2022 Detroit Jazz Fest: A Bright Renewal

It was a delight to see so much live jazz again in the Detroit Jazz Festival after a pandemic break in 2020 and 2021. There was music on three stages at Hart Plaza and also at Campus Martius from Friday through Labor Day; and all of it was live-streamed, so we expect an audience of millions was watching world-wide thanks to the visions of festival director Chris Collins and the Detroit Jazz Festival Foundation.

The choice of Chucho Valdes (left) as the artist-in-residence for the 43rd festival was a wise one by Collins. Valdes has been a major figure in the world of jazz since the formation in the 1970s of Irakere, which included trumpeter Arturo Sandoval and altoist Paquito D’Rivera. Valdes did not disappoint on opening night when he presented his composition “The Creation” for piano, big band and plenty of percussion. His considerable keyboard skills were enhanced by his colorful arrangements, and I pray that it was all recorded for posterity. Valdes was also in his prime Sunday night in exhilarating duets with tenorist Joe Lovano and vocalist Dianne Reeves.
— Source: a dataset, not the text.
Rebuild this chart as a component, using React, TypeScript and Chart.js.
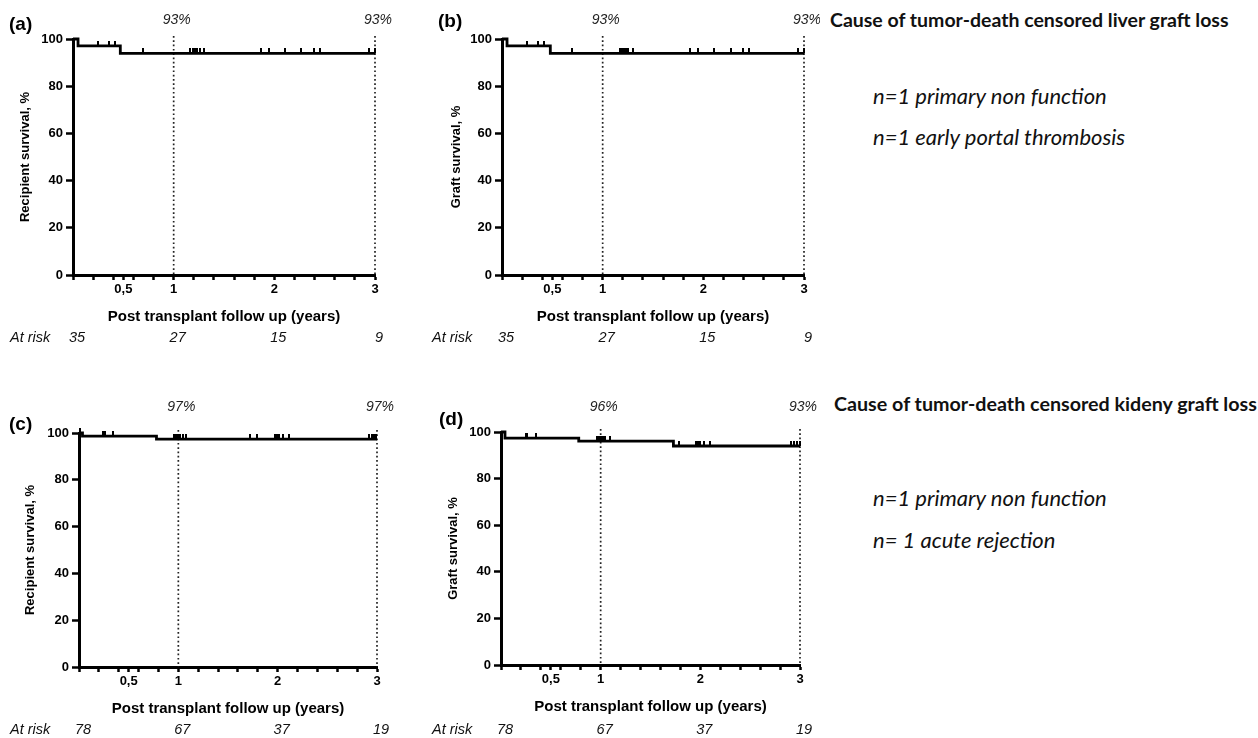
import React, { useEffect, useRef } from 'react';
import { Chart, registerables } from 'chart.js';

Chart.register(...registerables);

// ---------- data ----------
const X_TICKS = [0, 0.2, 0.4, 0.5, 0.6, 0.8, 1, 1.2, 1.4, 1.6, 1.8, 2, 2.2, 2.4, 2.6, 2.8, 3];
const X_TICK_LABELS: Record<string, string> = { '0.5': '0,5', '1': '1', '2': '2', '3': '3' };
const Y_TICKS = [0, 20, 40, 60, 80, 100];
const MARK_TIMES = [1, 3];
const AT_RISK_TIMES = [0, 1, 2, 3];

// (a) liver recipient survival
const liverRecipTimes = [0, 0.05, 0.47, 3];
const liverRecipSurv = [100, 97.1, 93.9, 93.9];
const liverRecipCensor = [0.25, 0.36, 0.42, 0.7, 1.16, 1.19, 1.21, 1.23, 1.26, 1.3, 1.87, 1.95, 2.11, 2.26, 2.39, 2.45, 2.94, 3.0];
const liverRecipPct = ['93%', '93%'];
const liverRecipAtRisk = [35, 27, 15, 9];

// (b) liver graft survival
const liverGraftTimes = [0, 0.05, 0.48, 3];
const liverGraftSurv = [100, 97.1, 93.9, 93.9];
const liverGraftCensor = [0.25, 0.36, 0.42, 0.7, 1.17, 1.19, 1.21, 1.23, 1.25, 1.3, 1.87, 1.95, 2.11, 2.27, 2.39, 2.45, 2.94, 3.0];
const liverGraftPct = ['93%', '93%'];
const liverGraftAtRisk = [35, 27, 15, 9];

// (c) kidney recipient survival
const kidneyRecipTimes = [0, 0.035, 0.78, 3];
const kidneyRecipSurv = [100, 98.7, 97.4, 97.4];
const kidneyRecipCensor = [0.01, 0.24, 0.26, 0.34, 0.96, 0.98, 1.0, 1.02, 1.05, 1.08, 1.72, 1.79, 1.97, 1.99, 2.01, 2.05, 2.11, 2.92, 2.95, 2.97, 2.99];
const kidneyRecipPct = ['97%', '97%'];
const kidneyRecipAtRisk = [78, 67, 37, 19];

// (d) kidney graft survival
const kidneyGraftTimes = [0, 0.04, 0.78, 1.73, 3];
const kidneyGraftSurv = [100, 97.4, 96.1, 94.0, 94.0];
const kidneyGraftCensor = [0.25, 0.26, 0.35, 0.96, 0.98, 1.0, 1.02, 1.04, 1.09, 1.79, 1.96, 1.98, 2.0, 2.04, 2.1, 2.91, 2.94, 2.97, 3.0];
const kidneyGraftPct = ['96%', '93%'];
const kidneyGraftAtRisk = [78, 67, 37, 19];

const FONT = '"Liberation Sans", Arial, Helvetica, sans-serif';
const SIDE_FONT = 'Lato, "Open Sans", sans-serif';

function survAt(times: number[], surv: number[], t: number) {
  let s = surv[0];
  for (let i = 0; i < times.length; i++) {
    if (times[i] <= t) s = surv[i];
  }
  return s;
}

function makeTickImage() {
  const c = document.createElement('canvas');
  c.width = 2;
  c.height = 10;
  const g = c.getContext('2d')!;
  g.fillStyle = '#000';
  g.fillRect(0, 0, 2, 5);
  return c;
}

const kmAnnot = {
  id: 'kmAnnot',
  beforeDatasetsDraw(chart: any) {
    const ctx = chart.ctx;
    const xs = chart.scales.x;
    const area = chart.chartArea;
    ctx.save();
    ctx.strokeStyle = '#222';
    ctx.lineWidth = 1.7;
    ctx.setLineDash([1.7, 2.6]);
    for (const t of MARK_TIMES) {
      const px = xs.getPixelForValue(t);
      ctx.beginPath();
      ctx.moveTo(px, area.top - 3);
      ctx.lineTo(px, area.bottom);
      ctx.stroke();
    }
    ctx.restore();
  },
  afterDraw(chart: any, _args: any, opts: any) {
    const ctx = chart.ctx;
    const xs = chart.scales.x;
    ctx.save();
    ctx.fillStyle = '#000';
    ctx.textBaseline = 'middle';
    ctx.textAlign = 'left';
    ctx.font = `bold 19px ${FONT}`;
    ctx.fillText(opts.label, opts.labelX, opts.labelY);

    ctx.font = `italic 14px ${FONT}`;
    ctx.fillStyle = '#222';
    ctx.textAlign = 'center';
    MARK_TIMES.forEach((t, i) => {
      ctx.fillText(opts.pct[i], xs.getPixelForValue(t) + 3, opts.pctY);
    });

    ctx.fillStyle = '#111';
    ctx.font = `italic 14.5px ${FONT}`;
    ctx.textAlign = 'left';
    ctx.fillText('At risk', opts.atRiskX, opts.atRiskY);
    ctx.textAlign = 'center';
    AT_RISK_TIMES.forEach((t, i) => {
      ctx.fillText(String(opts.atRisk[i]), xs.getPixelForValue(t) + 4, opts.atRiskY);
    });
    ctx.restore();
  },
};

type PanelProps = {
  left: number;
  top: number;
  width: number;
  height: number;
  area: { l: number; t: number; r: number; b: number };
  yTitle: string;
  yTitlePad: number;
  label: string;
  labelX: number;
  labelY: number;
  pctY: number;
  pct: string[];
  times: number[];
  surv: number[];
  censor: number[];
  atRisk: number[];
  atRiskX: number;
  atRiskY: number;
};

const XH = 51;

function Panel(p: PanelProps) {
  const ref = useRef<HTMLCanvasElement | null>(null);
  useEffect(() => {
    if (!ref.current) return;
    const tickImg = makeTickImage();
    const chart = new Chart(ref.current, {
      type: 'line',
      data: {
        datasets: [
          {
            type: 'line',
            data: p.times.map((t, i) => ({ x: t, y: p.surv[i] })),
            stepped: 'before',
            borderColor: '#000',
            borderWidth: 2.8,
            pointRadius: 0,
            fill: false,
            clip: false,
          } as any,
          {
            type: 'scatter',
            data: p.censor.map((t) => ({ x: t, y: survAt(p.times, p.surv, t) })),
            pointStyle: tickImg,
            pointRadius: 5,
            showLine: false,
            clip: false,
          } as any,
        ],
      },
      options: {
        animation: false,
        responsive: false,
        maintainAspectRatio: false,
        events: [],
        layout: {
          padding: {
            left: 0,
            top: p.area.t - p.top,
            right: p.left + p.width - p.area.r,
            bottom: p.top + p.height - p.area.b - XH,
          },
        },
        plugins: {
          legend: { display: false },
          tooltip: { enabled: false },
          kmAnnot: {
            label: p.label,
            labelX: p.labelX,
            labelY: p.labelY,
            pct: p.pct,
            pctY: p.pctY,
            atRisk: p.atRisk,
            atRiskX: p.atRiskX,
            atRiskY: p.atRiskY,
          },
        } as any,
        scales: {
          x: {
            type: 'linear',
            min: 0,
            max: 3,
            afterBuildTicks: (s: any) => {
              s.ticks = X_TICKS.map((v) => ({ value: v }));
            },
            afterFit: (s: any) => {
              s.height = XH;
            },
            ticks: {
              autoSkip: false,
              maxRotation: 0,
              padding: 2,
              color: '#000',
              font: { family: FONT, weight: 'bold', size: 13 },
              callback: (v: any) => X_TICK_LABELS[String(v)] ?? '',
            },
            grid: {
              display: true,
              drawOnChartArea: false,
              drawTicks: true,
              tickLength: 5,
              tickWidth: 2.5,
              tickColor: '#000',
            },
            border: { display: true, color: '#000', width: 3 },
            title: {
              display: true,
              text: 'Post transplant follow up (years)',
              color: '#000',
              font: { family: FONT, weight: 'bold', size: 15 },
              padding: { top: 0, bottom: 0 },
            },
          },
          y: {
            type: 'linear',
            min: 0,
            max: 100,
            afterBuildTicks: (s: any) => {
              s.ticks = Y_TICKS.map((v) => ({ value: v }));
            },
            afterFit: (s: any) => {
              s.width = p.area.l - p.left;
            },
            ticks: {
              padding: 3,
              color: '#000',
              font: { family: FONT, weight: 'bold', size: 13 },
            },
            grid: {
              display: true,
              drawOnChartArea: false,
              drawTicks: true,
              tickLength: 7,
              tickWidth: 2.5,
              tickColor: '#000',
            },
            border: { display: true, color: '#000', width: 3 },
            title: {
              display: true,
              text: p.yTitle,
              color: '#000',
              font: { family: FONT, weight: 'bold', size: 13 },
              padding: { top: p.yTitlePad, bottom: 0 },
            },
          },
        },
      } as any,
      plugins: [kmAnnot as any],
    });
    return () => chart.destroy();
  }, []);
  return (
    <canvas
      ref={ref}
      width={p.width}
      height={p.height}
      style={{ position: 'absolute', left: p.left, top: p.top, width: p.width, height: p.height }}
    />
  );
}

function SideText(props: { left: number; cy: number; text: string; bold?: boolean; italic?: boolean; size: number }) {
  return (
    <div
      style={{
        position: 'absolute',
        left: props.left,
        top: props.cy - 14,
        height: 28,
        lineHeight: '28px',
        fontFamily: SIDE_FONT,
        fontSize: props.size,
        fontWeight: props.bold ? 700 : 400,
        fontStyle: props.italic ? 'italic' : 'normal',
        color: '#111',
        whiteSpace: 'nowrap',
      }}
    >
      {props.text}
    </div>
  );
}

export default function App() {
  return (
    <div
      style={{
        position: 'fixed',
        left: 0,
        top: 0,
        width: 1258,
        height: 738,
        overflow: 'hidden',
        background: '#fff',
      }}
    >
      <Panel
        left={0}
        top={0}
        width={410}
        height={350}
        area={{ l: 73, t: 39, r: 375, b: 275 }}
        yTitle="Recipient survival, %"
        yTitlePad={18}
        label="(a)"
        labelX={9}
        labelY={25}
        pctY={20}
        pct={liverRecipPct}
        times={liverRecipTimes}
        surv={liverRecipSurv}
        censor={liverRecipCensor}
        atRisk={liverRecipAtRisk}
        atRiskX={10}
        atRiskY={338}
      />
      <Panel
        left={420}
        top={0}
        width={400}
        height={350}
        area={{ l: 502, t: 39, r: 804, b: 275 }}
        yTitle="Graft survival, %"
        yTitlePad={29}
        label="(b)"
        labelX={18}
        labelY={22}
        pctY={20}
        pct={liverGraftPct}
        times={liverGraftTimes}
        surv={liverGraftSurv}
        censor={liverGraftCensor}
        atRisk={liverGraftAtRisk}
        atRiskX={12}
        atRiskY={338}
      />
      <Panel
        left={0}
        top={370}
        width={410}
        height={368}
        area={{ l: 79, t: 433, r: 377, b: 667 }}
        yTitle="Recipient survival, %"
        yTitlePad={23}
        label="(c)"
        labelX={9}
        labelY={55}
        pctY={37}
        pct={kidneyRecipPct}
        times={kidneyRecipTimes}
        surv={kidneyRecipSurv}
        censor={kidneyRecipCensor}
        atRisk={kidneyRecipAtRisk}
        atRiskX={10}
        atRiskY={360}
      />
      <Panel
        left={420}
        top={370}
        width={400}
        height={368}
        area={{ l: 501, t: 432, r: 800, b: 665 }}
        yTitle="Graft survival, %"
        yTitlePad={26}
        label="(d)"
        labelX={19}
        labelY={50}
        pctY={37}
        pct={kidneyGraftPct}
        times={kidneyGraftTimes}
        surv={kidneyGraftSurv}
        censor={kidneyGraftCensor}
        atRisk={kidneyGraftAtRisk}
        atRiskX={12}
        atRiskY={360}
      />
      <SideText left={830} cy={20} size={19.5} bold text="Cause of tumor-death censored liver graft loss" />
      <SideText left={873} cy={96} size={22} italic text="n=1 primary non function" />
      <SideText left={873} cy={137} size={22} italic text="n=1 early portal thrombosis" />
      <SideText left={834} cy={404} size={19.7} bold text="Cause of tumor-death censored kideny graft loss" />
      <SideText left={873} cy={498} size={22} italic text="n=1 primary non function" />
      <SideText left={873} cy={540} size={22} italic text="n= 1 acute rejection" />
    </div>
  );
}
First on the Amphitheater Stage on Friday was drummer Shannon Powell leading Dr Valade’s Brass Band (top) with New Orleans chants and Crescent City notables like Jason Marsalis on the bass drum. The weather created delays on Saturday but when things cleared after dinner time I was once again impressed by Abdullah Ibrahim (right) and his Ekaya band on Campus Martius. Sunday also presented two shining lights in the world of vocal jazz on the same stage: José James and Cecile McLorin Salvant. Both singers have impressive voice ranges and their choice of material put them apart. James impressed with a blues program of Billie Holiday songs while Salvant was more ecumenical with anything from Mozart to musicals to jazz standards.

Labor Day featured Ethan Iverson’s all-star trio with bassist Larry Grenadier and drummer Nathaniel Waits (son of Detroit drummer Fred Waits). Ralphe Armstrong (below) presented his unique show on the Waterfront Stage with plenty of funk on his electric bass, Gerard Gibbs backing him on organ and Gayelynn McKinney kicking it on her drums. Armstrong also showed off his salty sense of humor to the delight of the audience picnicking in the grass by the Detroit River. Pianist Emmett Cohen was delighted to be back in Detroit for the festival and his performance on the Pyramid Stage with his trio was stellar.